======== Data records

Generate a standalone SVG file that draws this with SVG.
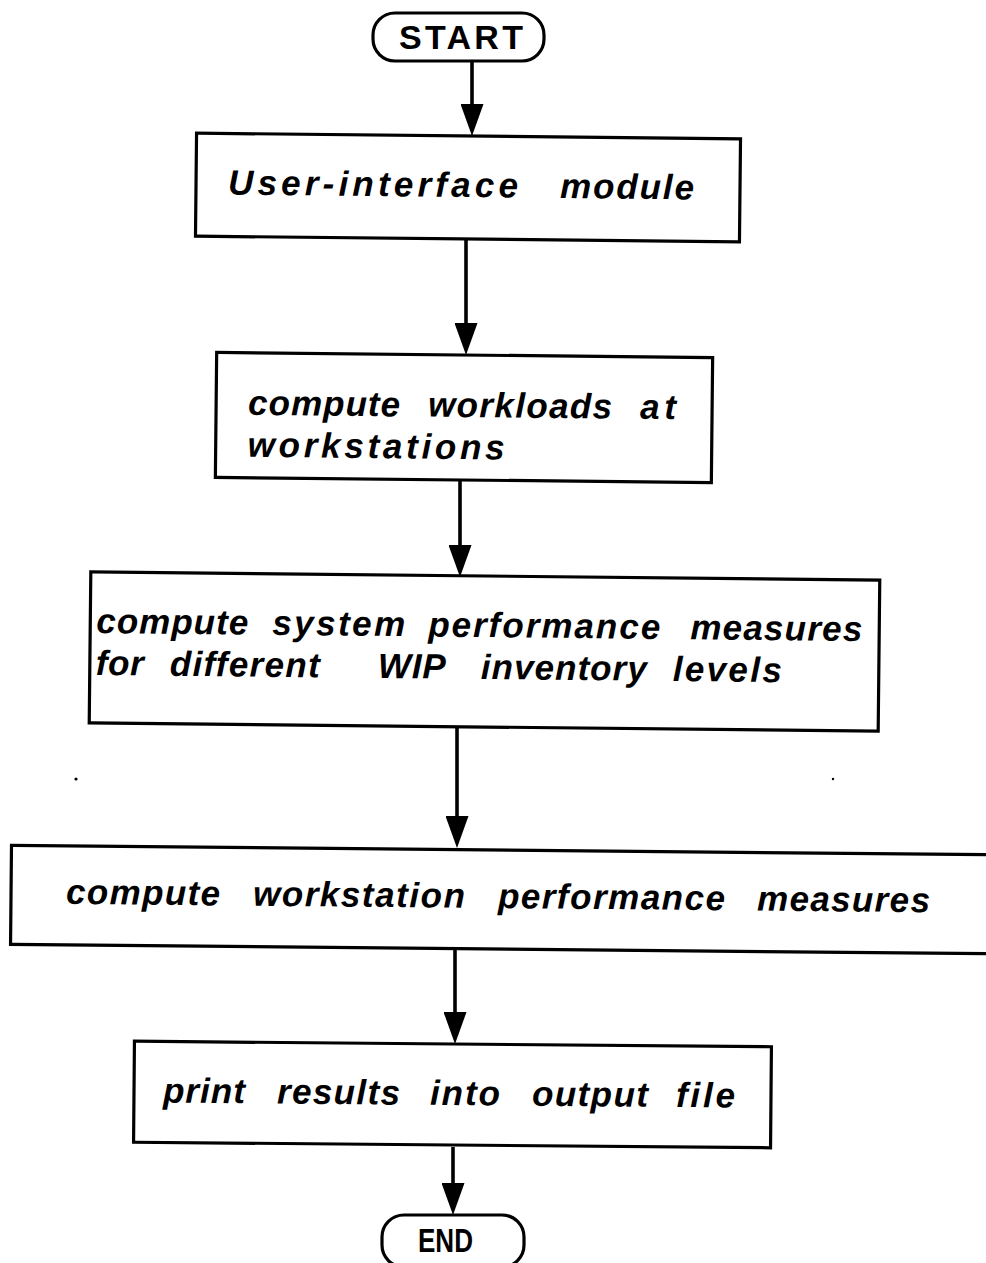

================
======== Data records

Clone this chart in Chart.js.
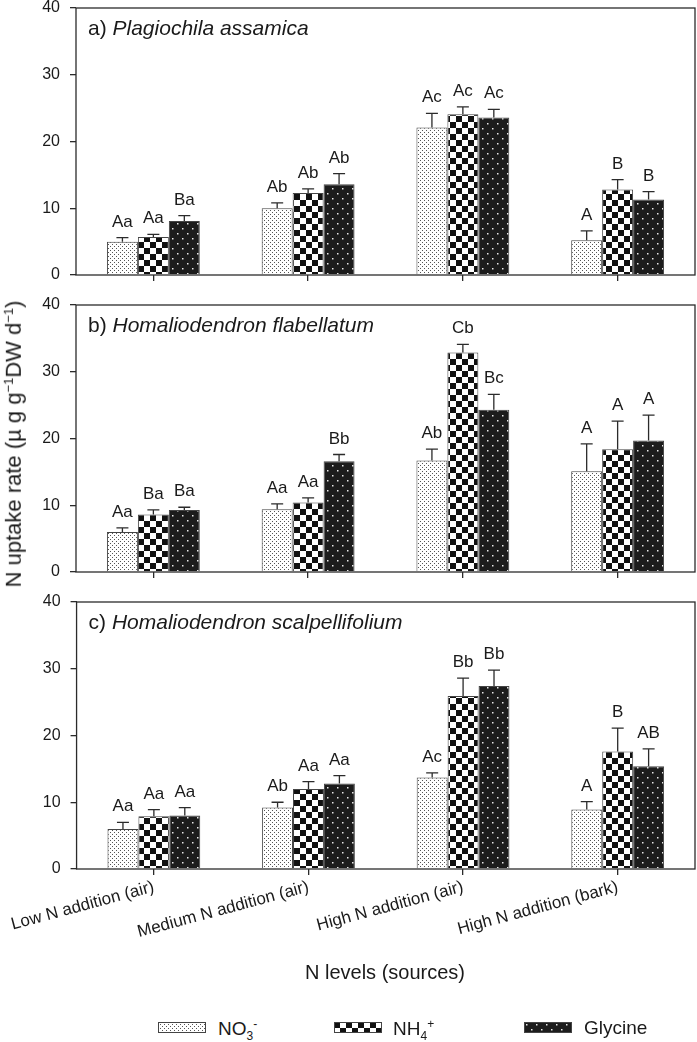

================
======== Data records

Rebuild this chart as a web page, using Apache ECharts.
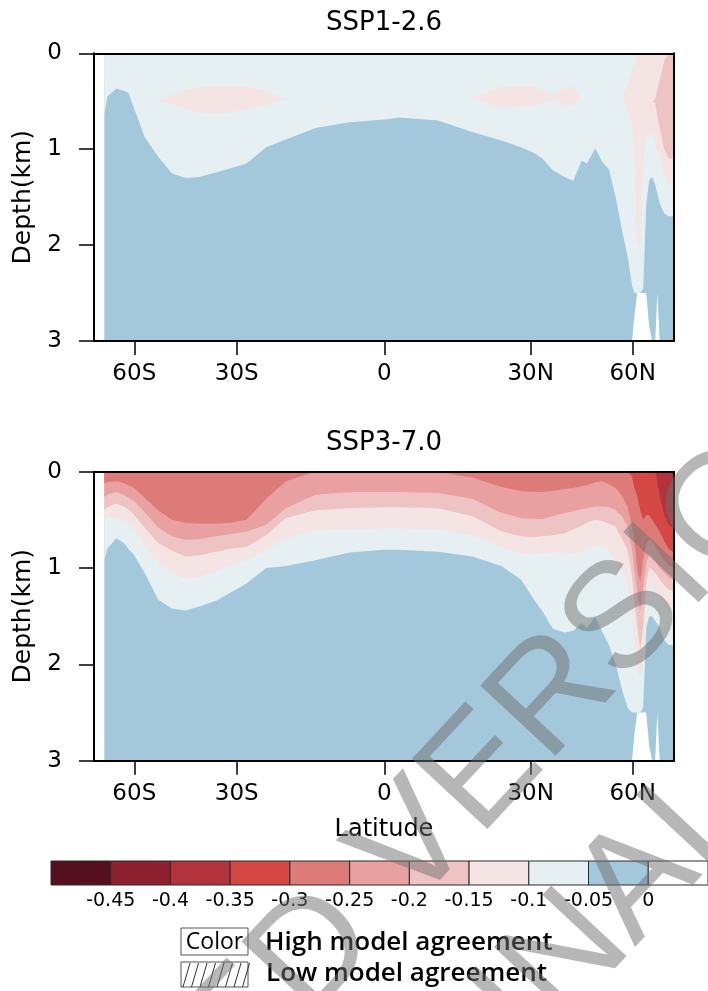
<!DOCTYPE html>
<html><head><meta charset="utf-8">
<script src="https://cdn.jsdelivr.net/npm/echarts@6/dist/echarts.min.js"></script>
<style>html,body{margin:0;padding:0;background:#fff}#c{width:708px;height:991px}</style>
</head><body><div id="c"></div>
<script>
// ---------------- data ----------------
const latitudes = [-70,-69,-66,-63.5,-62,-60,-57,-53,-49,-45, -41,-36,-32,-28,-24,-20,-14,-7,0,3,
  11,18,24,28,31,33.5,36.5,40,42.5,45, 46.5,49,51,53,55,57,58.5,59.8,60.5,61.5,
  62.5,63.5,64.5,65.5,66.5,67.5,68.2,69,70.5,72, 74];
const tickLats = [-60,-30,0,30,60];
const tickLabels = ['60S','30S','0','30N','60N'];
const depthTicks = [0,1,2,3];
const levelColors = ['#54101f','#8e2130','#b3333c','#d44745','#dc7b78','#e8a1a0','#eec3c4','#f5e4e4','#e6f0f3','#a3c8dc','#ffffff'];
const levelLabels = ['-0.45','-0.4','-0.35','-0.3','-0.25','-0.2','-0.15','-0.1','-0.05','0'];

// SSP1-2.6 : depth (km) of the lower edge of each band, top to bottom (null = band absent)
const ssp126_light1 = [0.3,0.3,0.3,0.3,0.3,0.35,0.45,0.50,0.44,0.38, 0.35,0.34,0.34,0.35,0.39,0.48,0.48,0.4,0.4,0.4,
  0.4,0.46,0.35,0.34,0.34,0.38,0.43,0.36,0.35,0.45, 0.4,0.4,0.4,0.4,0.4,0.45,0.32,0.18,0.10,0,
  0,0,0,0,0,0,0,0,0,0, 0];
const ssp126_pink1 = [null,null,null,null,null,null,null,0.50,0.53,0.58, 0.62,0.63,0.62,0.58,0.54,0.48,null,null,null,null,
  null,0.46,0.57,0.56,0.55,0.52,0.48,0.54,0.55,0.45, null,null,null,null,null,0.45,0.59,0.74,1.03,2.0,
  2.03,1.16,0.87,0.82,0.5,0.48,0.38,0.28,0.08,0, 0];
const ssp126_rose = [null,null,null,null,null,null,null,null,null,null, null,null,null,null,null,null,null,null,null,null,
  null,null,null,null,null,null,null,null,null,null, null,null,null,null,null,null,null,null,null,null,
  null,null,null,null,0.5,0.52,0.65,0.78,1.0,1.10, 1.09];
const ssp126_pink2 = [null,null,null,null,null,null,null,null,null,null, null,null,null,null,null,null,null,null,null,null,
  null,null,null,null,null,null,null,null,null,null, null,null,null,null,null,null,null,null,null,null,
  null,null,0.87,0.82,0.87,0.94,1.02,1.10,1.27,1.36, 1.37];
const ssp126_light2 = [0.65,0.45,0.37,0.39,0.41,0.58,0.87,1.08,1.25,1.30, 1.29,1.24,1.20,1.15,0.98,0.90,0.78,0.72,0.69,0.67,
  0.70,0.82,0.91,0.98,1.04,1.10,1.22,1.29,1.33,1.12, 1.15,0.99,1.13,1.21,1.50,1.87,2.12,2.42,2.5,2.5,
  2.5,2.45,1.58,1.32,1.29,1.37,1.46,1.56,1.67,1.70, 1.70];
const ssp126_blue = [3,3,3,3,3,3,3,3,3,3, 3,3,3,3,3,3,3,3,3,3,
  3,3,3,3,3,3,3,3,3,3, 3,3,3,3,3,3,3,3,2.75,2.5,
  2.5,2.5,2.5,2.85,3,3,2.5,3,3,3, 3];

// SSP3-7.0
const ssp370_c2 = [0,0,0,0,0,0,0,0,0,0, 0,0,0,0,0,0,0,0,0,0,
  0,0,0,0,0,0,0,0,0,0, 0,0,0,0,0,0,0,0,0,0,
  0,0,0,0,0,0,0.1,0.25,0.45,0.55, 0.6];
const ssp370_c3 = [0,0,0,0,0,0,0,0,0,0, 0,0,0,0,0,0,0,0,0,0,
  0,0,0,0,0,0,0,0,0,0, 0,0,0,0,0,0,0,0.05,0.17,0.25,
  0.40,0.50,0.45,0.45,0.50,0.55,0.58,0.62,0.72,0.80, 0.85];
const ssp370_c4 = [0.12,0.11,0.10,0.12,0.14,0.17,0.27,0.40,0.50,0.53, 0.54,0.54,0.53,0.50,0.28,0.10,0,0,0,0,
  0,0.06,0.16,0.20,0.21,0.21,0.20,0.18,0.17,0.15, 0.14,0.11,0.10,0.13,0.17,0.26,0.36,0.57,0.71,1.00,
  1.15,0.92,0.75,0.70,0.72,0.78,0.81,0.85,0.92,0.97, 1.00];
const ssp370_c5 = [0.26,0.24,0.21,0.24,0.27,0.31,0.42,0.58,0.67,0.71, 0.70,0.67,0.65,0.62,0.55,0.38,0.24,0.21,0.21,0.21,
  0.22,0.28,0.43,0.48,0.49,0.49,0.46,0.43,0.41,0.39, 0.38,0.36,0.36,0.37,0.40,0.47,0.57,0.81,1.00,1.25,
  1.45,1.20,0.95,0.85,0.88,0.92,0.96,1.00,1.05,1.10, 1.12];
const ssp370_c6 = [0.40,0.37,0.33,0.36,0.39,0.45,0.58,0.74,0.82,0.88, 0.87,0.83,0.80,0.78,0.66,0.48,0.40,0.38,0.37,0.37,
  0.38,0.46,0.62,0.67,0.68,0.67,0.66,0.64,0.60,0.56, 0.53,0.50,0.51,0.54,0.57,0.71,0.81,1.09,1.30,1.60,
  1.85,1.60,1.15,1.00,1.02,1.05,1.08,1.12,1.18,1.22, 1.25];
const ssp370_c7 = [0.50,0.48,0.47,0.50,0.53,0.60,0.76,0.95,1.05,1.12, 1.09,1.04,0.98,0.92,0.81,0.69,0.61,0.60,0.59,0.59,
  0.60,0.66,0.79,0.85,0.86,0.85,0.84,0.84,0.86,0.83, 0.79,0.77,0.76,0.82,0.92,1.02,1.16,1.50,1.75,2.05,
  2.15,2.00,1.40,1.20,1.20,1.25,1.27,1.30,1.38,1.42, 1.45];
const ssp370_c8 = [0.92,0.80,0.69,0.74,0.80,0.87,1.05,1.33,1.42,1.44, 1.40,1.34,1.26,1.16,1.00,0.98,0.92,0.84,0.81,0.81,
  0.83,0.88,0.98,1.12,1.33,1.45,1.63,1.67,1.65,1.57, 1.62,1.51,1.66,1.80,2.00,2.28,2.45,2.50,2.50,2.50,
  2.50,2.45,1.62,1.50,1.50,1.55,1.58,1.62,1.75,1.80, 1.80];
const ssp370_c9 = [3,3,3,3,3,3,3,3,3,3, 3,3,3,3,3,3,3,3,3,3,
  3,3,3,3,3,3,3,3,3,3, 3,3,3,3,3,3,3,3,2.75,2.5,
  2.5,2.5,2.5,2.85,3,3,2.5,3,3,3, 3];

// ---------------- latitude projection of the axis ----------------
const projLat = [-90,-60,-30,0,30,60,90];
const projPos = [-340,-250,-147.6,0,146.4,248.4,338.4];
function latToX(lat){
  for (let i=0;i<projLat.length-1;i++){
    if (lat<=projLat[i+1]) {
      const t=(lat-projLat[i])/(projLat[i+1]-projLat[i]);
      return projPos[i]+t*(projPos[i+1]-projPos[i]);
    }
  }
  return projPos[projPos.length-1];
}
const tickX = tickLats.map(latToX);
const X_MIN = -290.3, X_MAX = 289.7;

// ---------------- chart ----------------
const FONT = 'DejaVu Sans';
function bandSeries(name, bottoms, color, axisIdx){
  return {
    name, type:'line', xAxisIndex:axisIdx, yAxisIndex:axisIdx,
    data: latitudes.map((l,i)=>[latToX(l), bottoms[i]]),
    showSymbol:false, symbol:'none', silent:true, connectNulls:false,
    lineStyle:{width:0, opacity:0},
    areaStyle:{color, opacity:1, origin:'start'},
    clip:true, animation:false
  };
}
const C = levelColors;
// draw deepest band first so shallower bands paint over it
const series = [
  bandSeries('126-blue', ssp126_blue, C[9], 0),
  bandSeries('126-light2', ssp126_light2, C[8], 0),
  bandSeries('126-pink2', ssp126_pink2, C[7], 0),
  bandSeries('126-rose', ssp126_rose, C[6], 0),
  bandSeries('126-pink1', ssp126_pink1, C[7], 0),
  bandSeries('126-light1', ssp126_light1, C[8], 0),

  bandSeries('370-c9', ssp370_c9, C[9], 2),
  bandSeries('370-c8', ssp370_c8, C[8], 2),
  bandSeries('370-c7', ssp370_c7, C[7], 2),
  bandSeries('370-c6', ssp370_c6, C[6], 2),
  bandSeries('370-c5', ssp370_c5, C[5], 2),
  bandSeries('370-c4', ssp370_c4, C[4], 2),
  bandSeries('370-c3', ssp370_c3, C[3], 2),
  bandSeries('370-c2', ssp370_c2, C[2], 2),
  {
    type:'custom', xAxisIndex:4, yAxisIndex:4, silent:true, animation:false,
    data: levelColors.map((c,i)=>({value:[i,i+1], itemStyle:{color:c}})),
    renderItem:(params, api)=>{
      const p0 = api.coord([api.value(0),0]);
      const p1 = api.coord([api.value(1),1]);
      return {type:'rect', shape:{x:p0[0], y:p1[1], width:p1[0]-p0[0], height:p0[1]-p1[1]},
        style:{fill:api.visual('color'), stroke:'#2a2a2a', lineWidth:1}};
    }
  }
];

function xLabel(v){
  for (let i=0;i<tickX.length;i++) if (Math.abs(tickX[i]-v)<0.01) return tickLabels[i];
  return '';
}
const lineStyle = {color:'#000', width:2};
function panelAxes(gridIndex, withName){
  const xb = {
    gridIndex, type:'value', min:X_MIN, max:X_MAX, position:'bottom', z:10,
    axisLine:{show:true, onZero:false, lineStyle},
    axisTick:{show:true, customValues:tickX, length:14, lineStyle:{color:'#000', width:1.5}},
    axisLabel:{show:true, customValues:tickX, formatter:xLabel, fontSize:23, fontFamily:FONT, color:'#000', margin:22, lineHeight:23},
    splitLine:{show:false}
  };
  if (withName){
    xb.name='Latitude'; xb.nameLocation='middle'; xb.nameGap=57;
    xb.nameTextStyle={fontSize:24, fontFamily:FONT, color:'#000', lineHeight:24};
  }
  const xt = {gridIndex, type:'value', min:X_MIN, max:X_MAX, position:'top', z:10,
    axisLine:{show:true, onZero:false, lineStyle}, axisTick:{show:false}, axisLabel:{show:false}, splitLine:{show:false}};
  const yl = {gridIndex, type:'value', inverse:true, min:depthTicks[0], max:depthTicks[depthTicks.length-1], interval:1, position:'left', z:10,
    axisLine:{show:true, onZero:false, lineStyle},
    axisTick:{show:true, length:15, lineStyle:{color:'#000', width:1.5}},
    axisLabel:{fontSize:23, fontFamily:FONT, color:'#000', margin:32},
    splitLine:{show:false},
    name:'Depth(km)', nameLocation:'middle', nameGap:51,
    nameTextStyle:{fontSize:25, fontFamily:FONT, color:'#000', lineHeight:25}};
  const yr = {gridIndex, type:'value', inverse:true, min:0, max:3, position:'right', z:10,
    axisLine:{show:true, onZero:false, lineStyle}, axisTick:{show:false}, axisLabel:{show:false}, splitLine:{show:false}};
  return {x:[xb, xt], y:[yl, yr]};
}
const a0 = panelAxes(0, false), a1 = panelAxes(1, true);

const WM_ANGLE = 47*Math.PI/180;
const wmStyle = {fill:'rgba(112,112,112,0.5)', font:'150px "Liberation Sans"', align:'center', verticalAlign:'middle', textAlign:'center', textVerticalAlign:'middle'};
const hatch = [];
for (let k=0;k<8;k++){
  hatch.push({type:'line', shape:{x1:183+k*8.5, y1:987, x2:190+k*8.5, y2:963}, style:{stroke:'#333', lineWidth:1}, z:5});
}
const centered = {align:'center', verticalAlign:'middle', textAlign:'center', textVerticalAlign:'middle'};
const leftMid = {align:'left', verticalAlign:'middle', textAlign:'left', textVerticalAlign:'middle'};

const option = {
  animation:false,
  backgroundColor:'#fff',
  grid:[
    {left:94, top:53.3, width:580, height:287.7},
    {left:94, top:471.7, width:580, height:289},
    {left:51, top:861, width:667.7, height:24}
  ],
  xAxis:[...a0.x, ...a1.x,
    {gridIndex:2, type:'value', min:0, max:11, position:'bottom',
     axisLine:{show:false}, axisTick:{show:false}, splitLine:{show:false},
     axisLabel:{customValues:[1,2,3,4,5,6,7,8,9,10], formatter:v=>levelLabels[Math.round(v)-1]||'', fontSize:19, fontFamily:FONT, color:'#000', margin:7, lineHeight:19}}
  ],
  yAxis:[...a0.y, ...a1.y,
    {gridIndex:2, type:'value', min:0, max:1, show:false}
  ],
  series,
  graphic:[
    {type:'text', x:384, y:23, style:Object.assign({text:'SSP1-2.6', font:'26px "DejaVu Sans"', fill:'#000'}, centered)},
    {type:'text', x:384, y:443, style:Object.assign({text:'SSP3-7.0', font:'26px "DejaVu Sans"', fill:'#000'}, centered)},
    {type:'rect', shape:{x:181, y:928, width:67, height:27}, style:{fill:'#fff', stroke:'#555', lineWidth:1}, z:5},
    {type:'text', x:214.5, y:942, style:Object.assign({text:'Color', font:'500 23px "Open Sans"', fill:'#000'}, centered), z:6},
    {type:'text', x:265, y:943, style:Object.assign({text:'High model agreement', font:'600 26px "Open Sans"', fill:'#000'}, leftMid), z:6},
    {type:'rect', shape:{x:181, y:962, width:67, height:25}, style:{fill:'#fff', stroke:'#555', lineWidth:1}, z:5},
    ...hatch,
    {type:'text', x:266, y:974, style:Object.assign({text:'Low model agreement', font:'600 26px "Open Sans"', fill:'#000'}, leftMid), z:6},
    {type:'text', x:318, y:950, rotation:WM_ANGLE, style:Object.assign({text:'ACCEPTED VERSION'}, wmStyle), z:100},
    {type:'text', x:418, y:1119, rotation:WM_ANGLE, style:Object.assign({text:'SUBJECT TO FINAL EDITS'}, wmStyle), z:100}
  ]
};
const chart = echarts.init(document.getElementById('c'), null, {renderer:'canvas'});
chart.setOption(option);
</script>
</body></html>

================

What to do — Search the data for "this". Copy every matching line.

Complete response —
Generate a standalone SVG file that draws this with SVG.
Clone this chart in Chart.js.
Rebuild this chart as a web page, using Apache ECharts.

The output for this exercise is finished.